Tokyo

Kiyoshi Kurokawa (standing) wants Japan to implement its own version of the US National Academies. Credit: KAGAKU SHIMBUN — SHA CO. LTD

Don't hold your breath — but Japanese scientists may be on the verge of getting a strong voice in their nation's policy-making.

At a parliamentary committee hearing on 19 March, the country's minister of science and technology and the president of the Science Council of Japan (SCJ) proposed moving the currently ineffectual council — which represents some 760,000 scientists from 1,481 academic societies — from the ministry of home affairs to the prime minister's office.

SCJ president Kiyoshi Kurokawa claims that the transfer could put the council on a par with the US National Academies, which advise the government on many topics related to science, medicine and engineering.

This would give the council the status it was intended to have, advocates of the change say. Since its foundation in 1949, the SCJ has reported to the government on issues from mad cow disease to scientific misconduct. But with some exceptions, its advice has been ignored, says Kurokawa. Ministries instead took advice from their scientific committees, he says.

“The SCJ has always been an advisory body — now it would be a real one,” the SCJ's executive director, Masatsugu Yoshida, commented at the hearing.

Kurokawa says that central government needs a voice that is not compromised by ministerial affiliation. The existing advisory committees are “a protective mechanism for bureaucrats when policies fail”, he says.

But whether the promised influence and independence will materialize remains to be seen. Yukio Hatoyama, a prominent representative of the opposition Democratic Party, agrees that the council should be reformed. “The purpose of the council isn't clear to the people,” he told the hearing. “It has a meagre existence.” Hatoyama remains unconvinced that the proposed reforms will enable the council to give independent advice on sensitive topics, as it will be attached to the prime minister's office and reliant on it for funding and administrative support.

Toshimitsu Motegi, the science minister, argued that the reformed council would be independent. Kurokawa added that the body would be transparent in all of its functions and would post its reports on the Internet.

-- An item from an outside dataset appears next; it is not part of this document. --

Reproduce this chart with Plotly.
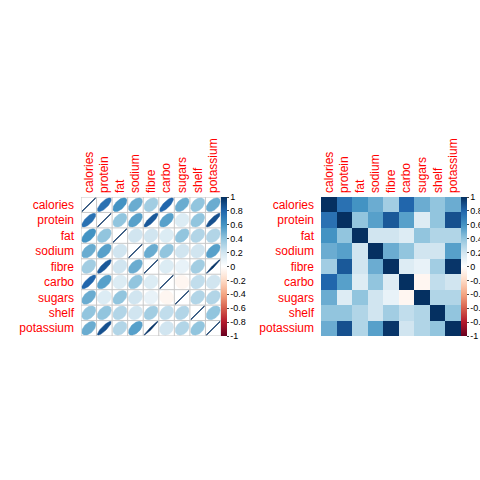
import numpy as np
import plotly.graph_objects as go

variables = ["calories", "protein", "fat", "sodium", "fibre", "carbo", "sugars", "shelf", "potassium"]

calories  = [1.00, 0.75, 0.60, 0.50, 0.35, 0.80, 0.50, 0.40, 0.50]
protein   = [0.75, 1.00, 0.40, 0.55, 0.85, 0.55, 0.15, 0.40, 0.88]
fat       = [0.60, 0.40, 1.00, 0.20, 0.20, 0.15, 0.40, 0.30, 0.30]
sodium    = [0.50, 0.55, 0.20, 1.00, 0.50, 0.40, 0.20, 0.20, 0.55]
fibre     = [0.35, 0.85, 0.20, 0.50, 1.00, 0.15, 0.10, 0.35, 0.98]
carbo     = [0.80, 0.55, 0.15, 0.40, 0.15, 1.00, -0.05, 0.25, 0.20]
sugars    = [0.50, 0.15, 0.40, 0.20, 0.10, -0.05, 1.00, 0.30, 0.30]
shelf     = [0.40, 0.40, 0.30, 0.20, 0.35, 0.25, 0.30, 1.00, 0.40]
potassium = [0.50, 0.88, 0.30, 0.55, 0.98, 0.20, 0.30, 0.40, 1.00]

corr = np.array([calories, protein, fat, sodium, fibre, carbo, sugars, shelf, potassium])
n = len(variables)

colorbar_ticks = [1, 0.8, 0.6, 0.4, 0.2, 0, -0.2, -0.4, -0.6, -0.8, -1]
colorbar_labels = ["1", "0.8", "0.6", "0.4", "0.2", "0", "-0.2", "-0.4", "-0.6", "-0.8", "-1"]

anchors = ["#67001F", "#B2182B", "#D6604D", "#F4A582", "#FDDBC7", "#FFFFFF",
           "#D1E5F0", "#92C5DE", "#4393C3", "#2166AC", "#053061"]
colorscale = [[i / (len(anchors) - 1), c] for i, c in enumerate(anchors)]


def hex2rgb(h):
    h = h.lstrip("#")
    return [int(h[i:i + 2], 16) for i in (0, 2, 4)]


def value_color(v):
    t = (v + 1) / 2 * (len(anchors) - 1)
    i = int(min(max(np.floor(t), 0), len(anchors) - 2))
    f = t - i
    a, b = hex2rgb(anchors[i]), hex2rgb(anchors[i + 1])
    c = [round(a[k] + (b[k] - a[k]) * f) for k in range(3)]
    return "rgb(%d,%d,%d)" % tuple(c)


W, H = 480, 480
left_x = [81 / W, 221 / W]
right_x = [321 / W, 461 / W]
y_dom = [1 - 336 / H, 1 - 197 / H]

fig = go.Figure()
font_family = "Liberation Sans, Arial, sans-serif"

# ---- left: ellipses ----
k = np.linspace(0, 2 * np.pi, 80)
scale = 0.9
for i in range(n):
    for j in range(n):
        r = corr[i, j]
        d = np.arccos(np.clip(r, -1, 1))
        ex = np.cos(k + d / 2) / 2 * scale
        ey = np.cos(k - d / 2) / 2 * scale
        cx, cy = j + 1, i + 1
        col = value_color(r)
        if abs(r) >= 0.999:
            fig.add_trace(go.Scatter(x=cx + ex, y=cy - ey, mode="lines",
                                     line=dict(color=col, width=1),
                                     hoverinfo="skip", showlegend=False,
                                     xaxis="x", yaxis="y"))
        else:
            fig.add_trace(go.Scatter(x=cx + ex, y=cy - ey, mode="lines", fill="toself",
                                     fillcolor=col, line=dict(color=col, width=0.5),
                                     hoverinfo="skip", showlegend=False,
                                     xaxis="x", yaxis="y"))

# grid lines for left
gx, gy = [], []
for b in np.arange(0.5, n + 1, 1.0):
    gx += [b, b, None]
    gy += [0.5, n + 0.5, None]
    gx += [0.5, n + 0.5, None]
    gy += [b, b, None]
fig.add_trace(go.Scatter(x=gx, y=gy, mode="lines", line=dict(color="#c8c8c8", width=1),
                         hoverinfo="skip", showlegend=False, xaxis="x", yaxis="y"))

cb_common = dict(thickness=6, thicknessmode="pixels", len=139, lenmode="pixels",
                 y=(y_dom[0] + y_dom[1]) / 2, yanchor="middle", xanchor="left",
                 xpad=0, ypad=0, outlinewidth=0, ticks="outside", ticklen=2,
                 tickvals=colorbar_ticks, ticktext=colorbar_labels,
                 tickfont=dict(size=9, color="black", family=font_family))

fig.add_trace(go.Scatter(x=[None], y=[None], mode="markers", showlegend=False,
                         marker=dict(color=[0], colorscale=colorscale, cmin=-1, cmax=1,
                                     showscale=True,
                                     colorbar=dict(x=left_x[1], **cb_common)),
                         xaxis="x", yaxis="y"))

# ---- right: colored squares ----
fig.add_trace(go.Heatmap(z=corr, x=list(range(1, n + 1)), y=list(range(1, n + 1)),
                         colorscale=colorscale, zmin=-1, zmax=1, hoverinfo="skip",
                         colorbar=dict(x=right_x[1], **cb_common),
                         xaxis="x2", yaxis="y2"))

axis_common = dict(range=[0.5, n + 0.5], showgrid=False, zeroline=False, showline=False,
                   tickvals=list(range(1, n + 1)), ticktext=variables, ticks="",
                   automargin=False,
                   tickfont=dict(size=12, color="red", family=font_family))

fig.update_layout(
    width=W, height=H, margin=dict(l=0, r=0, t=0, b=0, autoexpand=False),
    paper_bgcolor="white", plot_bgcolor="white",
    xaxis=dict(domain=left_x, side="top", tickangle=-90, anchor="y",
               ticklabelstandoff=3, **axis_common),
    yaxis=dict(domain=y_dom, autorange=False, anchor="x", ticklabelstandoff=6,
               **{**axis_common, "range": [n + 0.5, 0.5]}),
    xaxis2=dict(domain=right_x, side="top", tickangle=-90, anchor="y2",
                ticklabelstandoff=3, **axis_common),
    yaxis2=dict(domain=y_dom, autorange=False, anchor="x2", ticklabelstandoff=6,
                **{**axis_common, "range": [n + 0.5, 0.5]}),
    font=dict(family=font_family),
)

fig.write_html("out.html")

Under the proposal, the SCJ would work with the Council for Science and Technology Policy (CSTP), the country's top science policy-making body. But the CSTP has been criticized as being out of touch with science. Its 15 members include the prime minister, six ministers of state, and eight private citizens appointed by the government, few of whom are working researchers.

The proposal also seeks to allow the SCJ's 210 members to elect new members directly. The current method — taking people recommended by member societies — creates an environment where members are seen as representing their society's interests, says Kurokawa. The council's seven existing divisions would be combined into three: human and social sciences; life sciences; and physical sciences and engineering.

The diet's lower house will meet again this week and is expected to approve the proposal and pass it on to the upper house. It is likely to become law in April. In preparation for the SCJ's beefed-up role, Kurokawa is setting up a joint committee with the US National Academies to look at topics related to national security.